Mrs Antrobus's trumpet was turned in his direction at this moment, and she heard these daring remarks.

"Naughty!" she said, and Georgie, the envied, passed in into the inn.

He sent in his card, on which he had thought it prudent to write "From Lady Ambermere," and was presently led through into the garden behind the building. There she was, tall and lovely and welcoming, and held out a most cordial hand.

"How kind of you to come and see us," she said. "Georgie, this is Mr Pillson. My husband."

"How do you do, Mr Shuttleworth," said Georgie to shew he knew, though his own Christian name had given him quite a start. For the moment he had almost thought she was speaking to him.

"And so Lady Ambermere asked you to come and see us?" Olga went on. "I think that was much kinder of her than to ask us to dinner. I hate going out to dinner in the country almost as much as I hate not going out to dinner in town. Besides with that great hook nose of hers, I'm always afraid that in an absent moment I might scratch her on the head and say 'Pretty Polly.' Is she a great friend of yours, Mr Pillson? I hope so, because everyone likes his best friends being laughed at."

Up till that moment Georgie was prepared to indicate that Lady Ambermere was the hand and he the glove. But evidently that would not impress Olga in the least. He laughed in a most irreverent manner instead.

"Don't let us go," she went on. "Georgie, can't you send a telegram saying that we have just discovered a subsequent engagement and then we'll ask Mr Pillson to show us round this utterly adorable place, and dine with us afterwards. That would be so much nicer. Fancy living here! Oh, and do tell me something, Mr Pillson. I found a note when I arrived half an hour ago, from Mrs Lucas asking me and Mr Shuttleworth to go to a garden-party tomorrow. She said she didn't even hope that I should remember her, but would we come. Who is she? Really I don't think she can remember me very well, if she thinks I am Mrs Bracely. Georgie says I must have been married before, and that I have caused him to commit bigamy. That's pleasant conversation for a honeymoon, isn't it? Who is she?"

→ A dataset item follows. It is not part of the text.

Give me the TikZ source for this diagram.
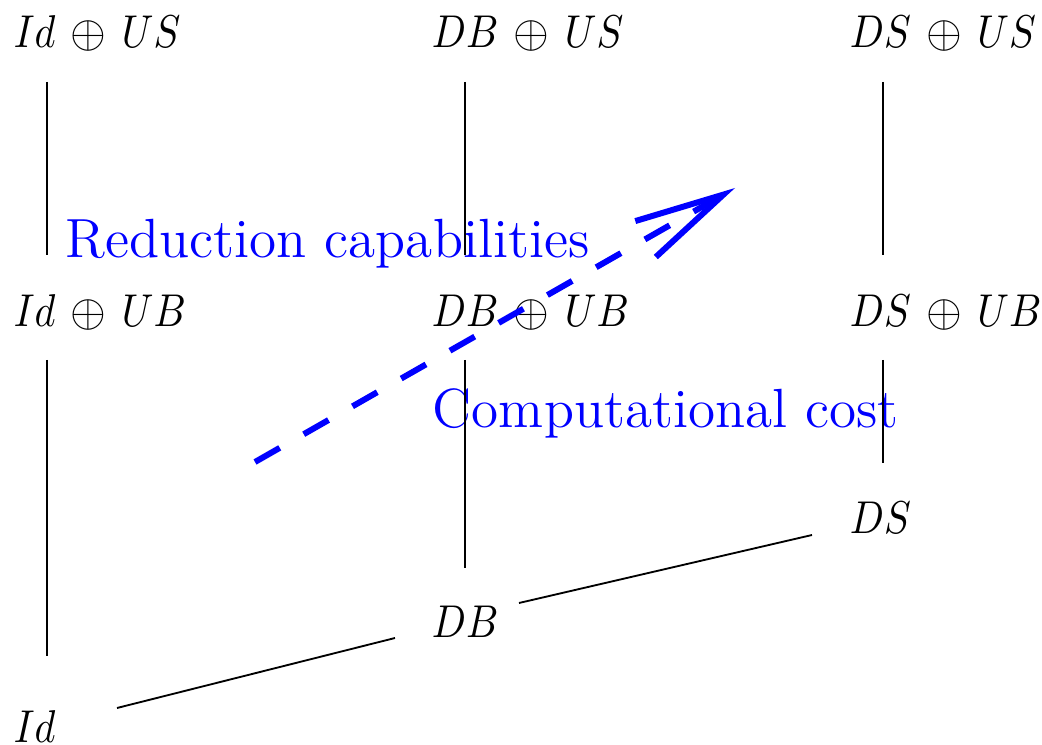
\documentclass[tikz,border=0pt]{standalone}
\usepackage{graphicx}
\usetikzlibrary{arrows.meta,calc}
\newcommand{\nrw}[1]{\scalebox{0.87}[1]{$#1$}}
\newcommand{\opl}{\mskip2mu\oplus\mskip2mu}
\begin{document}
\begin{tikzpicture}[x=0.2174pt,y=-0.2174pt,
  lbl/.style={inner sep=0pt,anchor=base west},
  blbl/.style={inner sep=0pt,anchor=base west,text=blue,font=\large},
  conn/.style={draw=black,line width=0.4pt},
  trend/.style={draw=blue,line width=1.3pt,dash pattern=on 6.2pt off 6pt,-{Straight Barb[length=19.5pt,width=9pt]}}]
\useasboundingbox (0,0) rectangle (1042,745);
% lattice nodes
\node[lbl] (IdUS) at (13,48) {$\nrw{Id}\opl\nrw{US}$};
\node[lbl] (DBUS) at (431,48) {$\nrw{DB}\opl\nrw{US}$};
\node[lbl] (DSUS) at (849,48) {$\nrw{DS}\opl\nrw{US}$};
\node[lbl] (IdUB) at (13,327) {$\nrw{Id}\opl\nrw{UB}$};
\node[lbl] (DBUB) at (431,327) {$\nrw{DB}\opl\nrw{UB}$};
\node[lbl] (DSUB) at (849,327) {$\nrw{DS}\opl\nrw{UB}$};
\node[lbl] (DS) at (849,534) {$\nrw{DS}$};
\node[lbl] (DB) at (431,638) {$\nrw{DB}$};
\node[lbl] (Id) at (13,742) {$\nrw{Id}$};
% blue labels
\node[blbl] (red) at (65,258) {Reduction capabilities};
\node[blbl] (comp) at (432,428) {Computational cost};
% connectors
\draw[conn] ($(IdUS.base west)+(34,34)$) -- ($(IdUB.base west)+(34,-72)$);
\draw[conn] ($(DBUS.base west)+(34,34)$) -- ($(DBUB.base west)+(34,-72)$);
\draw[conn] ($(DSUS.base west)+(34,34)$) -- ($(DSUB.base west)+(34,-72)$);
\draw[conn] ($(IdUB.base west)+(34,33)$) -- ($(Id.base west)+(34,-86)$);
\draw[conn] ($(DBUB.base west)+(34,33)$) -- ($(DB.base west)+(34,-70)$);
\draw[conn] ($(DSUB.base west)+(34,33)$) -- ($(DS.base west)+(34,-71)$);
\draw[conn] ($(Id.base west)+(104,-34)$) -- ($(DB.base west)+(-36,0)$);
\draw[conn] ($(DB.base west)+(88,-35)$) -- ($(DS.base west)+(-37,1)$);
% trend arrow
\coordinate (a0) at (255,462);
\coordinate (a1) at (735,188);
\draw[trend] (a0) -- (a1);
\end{tikzpicture}
\end{document}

"Oh, she's quite an old friend of mine," said Georgie, "though I never knew she had met you before; I'm devoted to her."

"Extremely proper. But now tell me this, and look straight in my face, so that I shall know if you're speaking the truth. Should I enjoy myself more wandering about this heavenly place than at her garden party?"

Georgie felt that poor Lucia was really punished enough by this time.

"You will give her a great deal of pleasure if you go," he began.

"Ah, that's not fair; it is hitting below the belt to appeal to unselfish motives. I have come here simply to enjoy myself. Go on; eyes front."

The candour and friendliness of that beautiful face gave Georgie an impulse of courage. Besides, though no doubt in fun, she had already suggested that it would be much nicer to wander about with him and dine together than spend the evening among the splendours of The Hall.